• **Data lines**
--------------------

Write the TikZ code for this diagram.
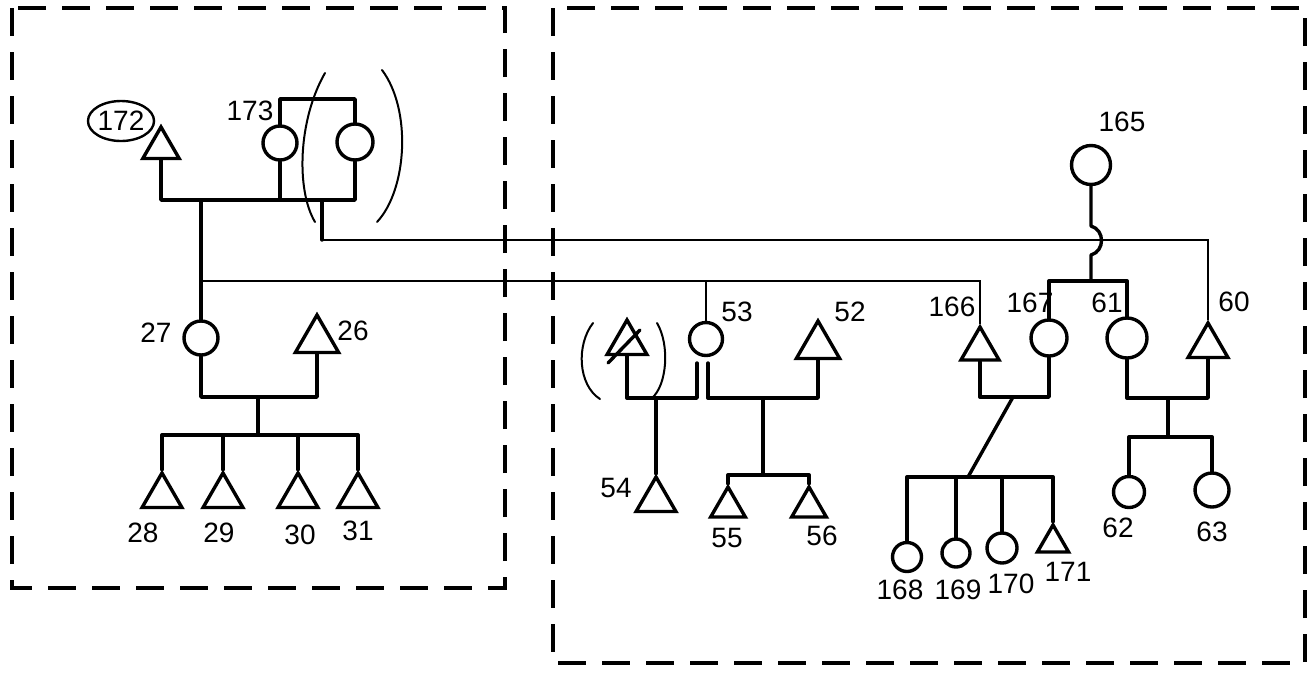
\documentclass[tikz,border=0pt]{standalone}
\usepackage{fontspec}
\setmainfont{Liberation Sans}
\usetikzlibrary{shapes.geometric}

\begin{document}
\begin{tikzpicture}[x=1pt, y=-1pt,
      ln/.style = {line width=3.4pt, line cap=round, line join=round},
      fine/.style = {line width=1.7pt},
      paren/.style = {line width=2pt, line cap=round},
      fem/.style = {draw, circle, line width=3.4pt, minimum size=34pt, inner sep=0pt},
      mal/.style = {draw, regular polygon, regular polygon sides=3, line width=3.4pt, minimum size=46pt, inner sep=0pt},
      lbl/.style = {font=\fontsize{28}{28}\selectfont, inner sep=0pt},
      box/.style = {line width=3.2pt, dash pattern=on 28pt off 16pt} ]
    \useasboundingbox (0,0) rectangle (1313,678);
    \draw[box] (12,8) rectangle (505,588);
    \draw[box] (553,8) rectangle (1305,663);

    \node[mal, minimum size=42pt] (m172) at (161,148) {};
    \node[fem] (f173) at (280,143) {};
    \node[fem, minimum size=36pt] (fsib) at (355,142) {};
    \node[fem] (f27) at (201,338) {};
    \node[mal, minimum size=50pt] (m26) at (317,340) {};
    \node[mal] (m28) at (162,496) {};
    \node[mal] (m29) at (223,496) {};
    \node[mal] (m30) at (298,496) {};
    \node[mal] (m31) at (358,496) {};

    \node[mal] (m54x) at (627,343) {};
    \node[fem, minimum size=33pt] (f53) at (706,339) {};
    \node[mal, minimum size=50pt] (m52) at (818,346) {};
    \node[mal] (m54) at (656,500) {};
    \node[mal, minimum size=40pt] (m55) at (728,507) {};
    \node[mal, minimum size=40pt] (m56) at (809,507) {};

    \node[fem, minimum size=39pt] (f165) at (1091,165) {};
    \node[mal, minimum size=44pt] (m166) at (980,349) {};
    \node[fem, minimum size=36pt] (f167) at (1049,338) {};
    \node[fem, minimum size=40pt] (f61) at (1127,338) {};
    \node[mal] (m60) at (1208,346) {};
    \node[fem, minimum size=29pt] (f168) at (907,557) {};
    \node[fem, minimum size=28pt] (f169) at (956,553) {};
    \node[fem, minimum size=30pt] (f170) at (1002,548) {};
    \node[mal, minimum size=36pt] (m171) at (1053,543) {};
    \node[fem, minimum size=31pt] (f62) at (1129,492) {};
    \node[fem, minimum size=34pt] (f63) at (1212,490) {};

    \node[lbl, draw, ellipse, line width=2.4pt, minimum width=62pt, minimum height=40pt] (t172) at (121,121) {172};
    \node[lbl] (t173) at (250,111) {173};
    \node[lbl] (t27) at (156,333) {27};
    \node[lbl] (t26) at (353,331) {26};
    \node[lbl] (t28) at (143,533) {28};
    \node[lbl] (t29) at (219,533) {29};
    \node[lbl] (t30) at (300,535) {30};
    \node[lbl] (t31) at (358,531) {31};
    \node[lbl] (t53) at (737,312) {53};
    \node[lbl] (t52) at (850,312) {52};
    \node[lbl] (t54) at (616,488) {54};
    \node[lbl] (t55) at (727,538) {55};
    \node[lbl] (t56) at (822,536) {56};
    \node[lbl] (t165) at (1122,122) {165};
    \node[lbl] (t166) at (952,307) {166};
    \node[lbl] (t167) at (1030,303) {167};
    \node[lbl] (t61) at (1107,303) {61};
    \node[lbl] (t60) at (1234,302) {60};
    \node[lbl] (t168) at (900,590) {168};
    \node[lbl] (t169) at (958,590) {169};
    \node[lbl] (t170) at (1011,584) {170};
    \node[lbl] (t171) at (1068,572) {171};
    \node[lbl] (t62) at (1118,528) {62};
    \node[lbl] (t63) at (1212,532) {63};

    \coordinate (u172) at (283,200);
    \coordinate (d172) at (201,200);
    \coordinate (j173) at (322,200);
    \coordinate (k173) at (322,240);
    \coordinate (j27) at (201,281);
    \coordinate (u27) at (258,397);
    \coordinate (s27) at (258,435);
    \coordinate (u54) at (697,398);
    \coordinate (v53) at (708,398);
    \coordinate (c54) at (656,398);
    \coordinate (c53) at (763,398);
    \coordinate (s53) at (763,475);
    \coordinate (s165) at (1091,281);
    \coordinate (u166) at (1013,397);
    \coordinate (s166) at (968,477);
    \coordinate (u61) at (1168,398);
    \coordinate (s61) at (1168,437);

    \draw[ln] (m172.side 2) |- (u172) -| (fsib.south);
    \draw[ln] (f173.south) -- (f173.south |- u172);
    \draw[ln] (f173.north) -- (280,99) -| (fsib.north);
    \draw[ln] (d172) -- (f27.north);
    \draw[ln] (j173) -- (k173);
    \draw[fine] (k173) -| (m60.corner 1);
    \draw[fine] (j27) -| (m166.corner 1);
    \draw[fine] (f53.north |- j27) -- (f53.north);
    \draw[paren] (325,73) .. controls (298,120) and (296,190) .. (315,222);
    \draw[paren] (382,70) .. controls (412,110) and (407,190) .. (377,222);

    \draw[ln] (f27.south) |- (u27) -| (m26.side 2);
    \draw[ln] (u27) -- (s27);
    \draw[ln] (m28.corner 1) |- (s27) -| (m31.corner 1);
    \draw[ln] (m29.corner 1) -- (m29.corner 1 |- s27);  \draw[ln] (m30.corner 1) -- (m30.corner 1 |- s27);

    \draw[ln] (m54x.side 2) |- (u54) -- (u54 |- 0,363);
    \draw[ln] (m52.side 2) |- (v53) -- (v53 |- 0,363);
    \draw[ln] (c54) -- (m54.corner 1);
    \draw[ln] (c53) -- (s53);
    \draw[ln] (m55.corner 1) |- (s53) -| (m56.corner 1);
    \draw[ln] (608,363) -- (640,330);
    \draw[paren] (593,323) .. controls (576,345) and (578,385) .. (600,399);
    \draw[paren] (657,323) .. controls (670,345) and (667,385) .. (652,398);

    \draw[ln] (f165.south) -- (1091,226) .. controls (1105,230) and (1105,251) .. (1091,255) -- (s165);
    \draw[ln] (f167.north) |- (s165) -| (f61.north);
    \draw[ln] (m166.side 2) |- (u166) -| (f167.south);
    \draw[ln] (u166) -- (s166);
    \draw[ln] (f168.north) |- (s166) -| (m171.corner 1);
    \draw[ln] (f169.north) -- (f169.north |- s166);  \draw[ln] (f170.north) -- (f170.north |- s166);
    \draw[ln] (f61.south) |- (u61) -| (m60.side 2);
    \draw[ln] (u61) -- (s61);
    \draw[ln] (f62.north) |- (s61) -| (f63.north);
  \end{tikzpicture}
\end{document}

--------------------

• **Work instructions**
Each line of the data should be quoted exactly, with pictures left out.

• **Solution**
Write the TikZ code for this diagram.
\documentclass[tikz,border=0pt]{standalone}
\usepackage{fontspec}
\setmainfont{Liberation Sans}
\usetikzlibrary{shapes.geometric}

\begin{document}
\begin{tikzpicture}[x=1pt, y=-1pt,
      ln/.style = {line width=3.4pt, line cap=round, line join=round},
      fine/.style = {line width=1.7pt},
      paren/.style = {line width=2pt, line cap=round},
      fem/.style = {draw, circle, line width=3.4pt, minimum size=34pt, inner sep=0pt},
      mal/.style = {draw, regular polygon, regular polygon sides=3, line width=3.4pt, minimum size=46pt, inner sep=0pt},
      lbl/.style = {font=\fontsize{28}{28}\selectfont, inner sep=0pt},
      box/.style = {line width=3.2pt, dash pattern=on 28pt off 16pt} ]
    \useasboundingbox (0,0) rectangle (1313,678);
    \draw[box] (12,8) rectangle (505,588);
    \draw[box] (553,8) rectangle (1305,663);

    \node[mal, minimum size=42pt] (m172) at (161,148) {};
    \node[fem] (f173) at (280,143) {};
    \node[fem, minimum size=36pt] (fsib) at (355,142) {};
    \node[fem] (f27) at (201,338) {};
    \node[mal, minimum size=50pt] (m26) at (317,340) {};
    \node[mal] (m28) at (162,496) {};
    \node[mal] (m29) at (223,496) {};
    \node[mal] (m30) at (298,496) {};
    \node[mal] (m31) at (358,496) {};

    \node[mal] (m54x) at (627,343) {};
    \node[fem, minimum size=33pt] (f53) at (706,339) {};
    \node[mal, minimum size=50pt] (m52) at (818,346) {};
    \node[mal] (m54) at (656,500) {};
    \node[mal, minimum size=40pt] (m55) at (728,507) {};
    \node[mal, minimum size=40pt] (m56) at (809,507) {};

    \node[fem, minimum size=39pt] (f165) at (1091,165) {};
    \node[mal, minimum size=44pt] (m166) at (980,349) {};
    \node[fem, minimum size=36pt] (f167) at (1049,338) {};
    \node[fem, minimum size=40pt] (f61) at (1127,338) {};
    \node[mal] (m60) at (1208,346) {};
    \node[fem, minimum size=29pt] (f168) at (907,557) {};
    \node[fem, minimum size=28pt] (f169) at (956,553) {};
    \node[fem, minimum size=30pt] (f170) at (1002,548) {};
    \node[mal, minimum size=36pt] (m171) at (1053,543) {};
    \node[fem, minimum size=31pt] (f62) at (1129,492) {};
    \node[fem, minimum size=34pt] (f63) at (1212,490) {};

    \node[lbl, draw, ellipse, line width=2.4pt, minimum width=62pt, minimum height=40pt] (t172) at (121,121) {172};
    \node[lbl] (t173) at (250,111) {173};
    \node[lbl] (t27) at (156,333) {27};
    \node[lbl] (t26) at (353,331) {26};
    \node[lbl] (t28) at (143,533) {28};
    \node[lbl] (t29) at (219,533) {29};
    \node[lbl] (t30) at (300,535) {30};
    \node[lbl] (t31) at (358,531) {31};
    \node[lbl] (t53) at (737,312) {53};
    \node[lbl] (t52) at (850,312) {52};
    \node[lbl] (t54) at (616,488) {54};
    \node[lbl] (t55) at (727,538) {55};
    \node[lbl] (t56) at (822,536) {56};
    \node[lbl] (t165) at (1122,122) {165};
    \node[lbl] (t166) at (952,307) {166};
    \node[lbl] (t167) at (1030,303) {167};
    \node[lbl] (t61) at (1107,303) {61};
    \node[lbl] (t60) at (1234,302) {60};
    \node[lbl] (t168) at (900,590) {168};
    \node[lbl] (t169) at (958,590) {169};
    \node[lbl] (t170) at (1011,584) {170};
    \node[lbl] (t171) at (1068,572) {171};
    \node[lbl] (t62) at (1118,528) {62};
    \node[lbl] (t63) at (1212,532) {63};

    \coordinate (u172) at (283,200);
    \coordinate (d172) at (201,200);
    \coordinate (j173) at (322,200);
    \coordinate (k173) at (322,240);
    \coordinate (j27) at (201,281);
    \coordinate (u27) at (258,397);
    \coordinate (s27) at (258,435);
    \coordinate (u54) at (697,398);
    \coordinate (v53) at (708,398);
    \coordinate (c54) at (656,398);
    \coordinate (c53) at (763,398);
    \coordinate (s53) at (763,475);
    \coordinate (s165) at (1091,281);
    \coordinate (u166) at (1013,397);
    \coordinate (s166) at (968,477);
    \coordinate (u61) at (1168,398);
    \coordinate (s61) at (1168,437);

    \draw[ln] (m172.side 2) |- (u172) -| (fsib.south);
    \draw[ln] (f173.south) -- (f173.south |- u172);
    \draw[ln] (f173.north) -- (280,99) -| (fsib.north);
    \draw[ln] (d172) -- (f27.north);
    \draw[ln] (j173) -- (k173);
    \draw[fine] (k173) -| (m60.corner 1);
    \draw[fine] (j27) -| (m166.corner 1);
    \draw[fine] (f53.north |- j27) -- (f53.north);
    \draw[paren] (325,73) .. controls (298,120) and (296,190) .. (315,222);
    \draw[paren] (382,70) .. controls (412,110) and (407,190) .. (377,222);

    \draw[ln] (f27.south) |- (u27) -| (m26.side 2);
    \draw[ln] (u27) -- (s27);
    \draw[ln] (m28.corner 1) |- (s27) -| (m31.corner 1);
    \draw[ln] (m29.corner 1) -- (m29.corner 1 |- s27);  \draw[ln] (m30.corner 1) -- (m30.corner 1 |- s27);

    \draw[ln] (m54x.side 2) |- (u54) -- (u54 |- 0,363);
    \draw[ln] (m52.side 2) |- (v53) -- (v53 |- 0,363);
    \draw[ln] (c54) -- (m54.corner 1);
    \draw[ln] (c53) -- (s53);
    \draw[ln] (m55.corner 1) |- (s53) -| (m56.corner 1);
    \draw[ln] (608,363) -- (640,330);
    \draw[paren] (593,323) .. controls (576,345) and (578,385) .. (600,399);
    \draw[paren] (657,323) .. controls (670,345) and (667,385) .. (652,398);

    \draw[ln] (f165.south) -- (1091,226) .. controls (1105,230) and (1105,251) .. (1091,255) -- (s165);
    \draw[ln] (f167.north) |- (s165) -| (f61.north);
    \draw[ln] (m166.side 2) |- (u166) -| (f167.south);
    \draw[ln] (u166) -- (s166);
    \draw[ln] (f168.north) |- (s166) -| (m171.corner 1);
    \draw[ln] (f169.north) -- (f169.north |- s166);  \draw[ln] (f170.north) -- (f170.north |- s166);
    \draw[ln] (f61.south) |- (u61) -| (m60.side 2);
    \draw[ln] (u61) -- (s61);
    \draw[ln] (f62.north) |- (s61) -| (f63.north);
  \end{tikzpicture}
\end{document}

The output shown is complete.